Both past and future may hold us captive. We can live imprisoned by the shame and regrets of bad choices or be paralysed by fears about the future. Moses had killed a man and fled Egypt with a death sentence hanging over his head.2 Now, with the taunting ‘Who made you ruler and judge over us?’3 echoing in his ears, he must return to Egypt in the role of deliverer. Although ‘all those who wanted to kill you are dead’ (v 19), Moses will have to endure uneasy confrontations with an unpredictable and unreasonable ruler (vs 21–23).

Moses sets out for Egypt with God’s promises ringing in his ears,4 God’s staff clasped in his hand (v 20), armed with powerful signs to validate his message (vs 2–9,21). Although God paves the way, he doesn’t undertake to level the rough places. The ride promises to be a bumpy one, and it will take all the staying power Moses possesses to press on to the finish line. Verses 24–26 are enigmatic, but perhaps the reference to circumcision – the sign of covenant commitment – emphasises the importance of wholehearted dedication for the task ahead. All of us need God’s grace to ‘run with perseverance the race marked out for us’.5

What is your ‘Midian’, the place where you have become dangerously comfortable? What is the ‘Egypt’ to which God is calling you?

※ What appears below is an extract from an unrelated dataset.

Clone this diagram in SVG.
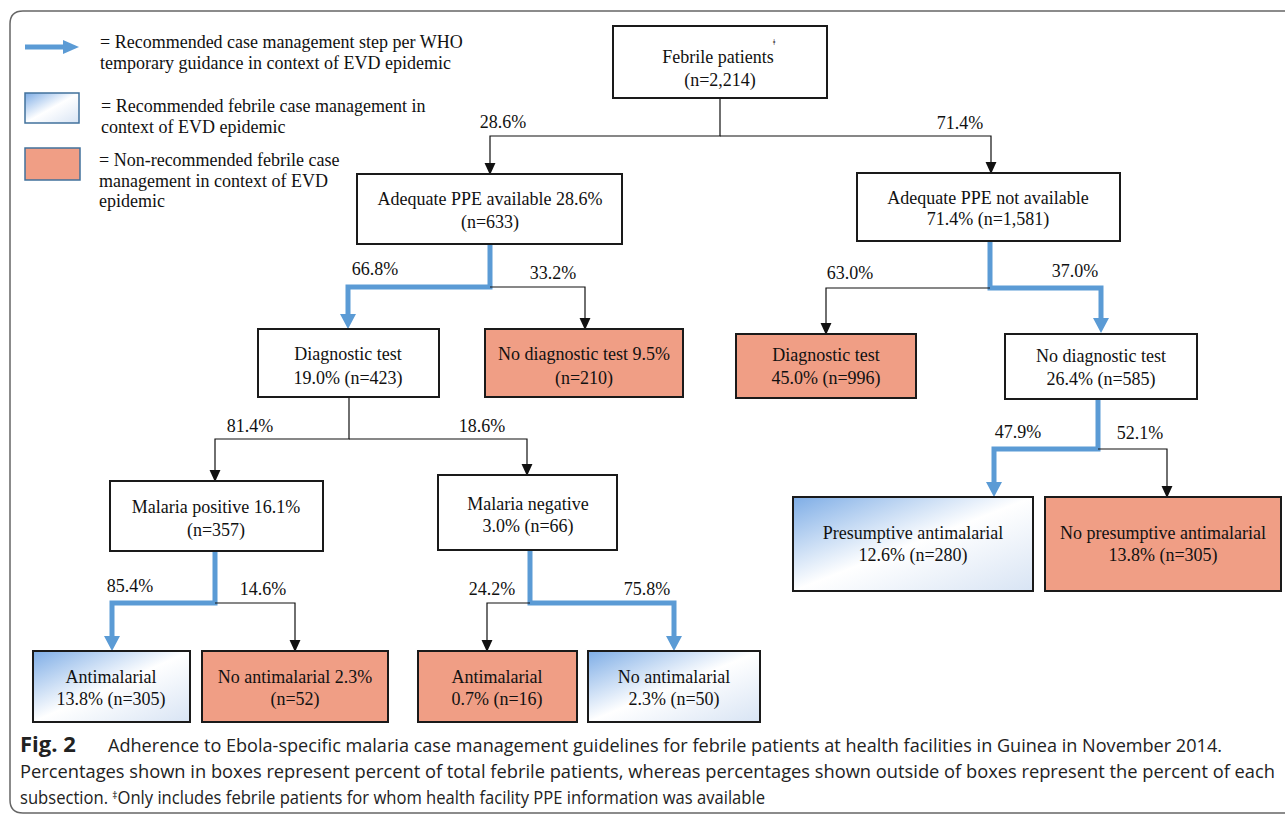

1 2 Cor 1:5  2 Exod 2:11–15  3 Exod 2:14  4 Exod 3:16,17  5 Heb 12:1

Author
Tanya Ferdinandusz

Bible in a year

Read the Bible in a year: Exodus 7,8; Psalms 13,14

Pray for Scripture Union

Pray for Sue Winning as she pulls together the papers for the Board meeting on 4 February and for the Board as they meet, thanking God for the skills they bring and the time they make available to provide leadership to the movement.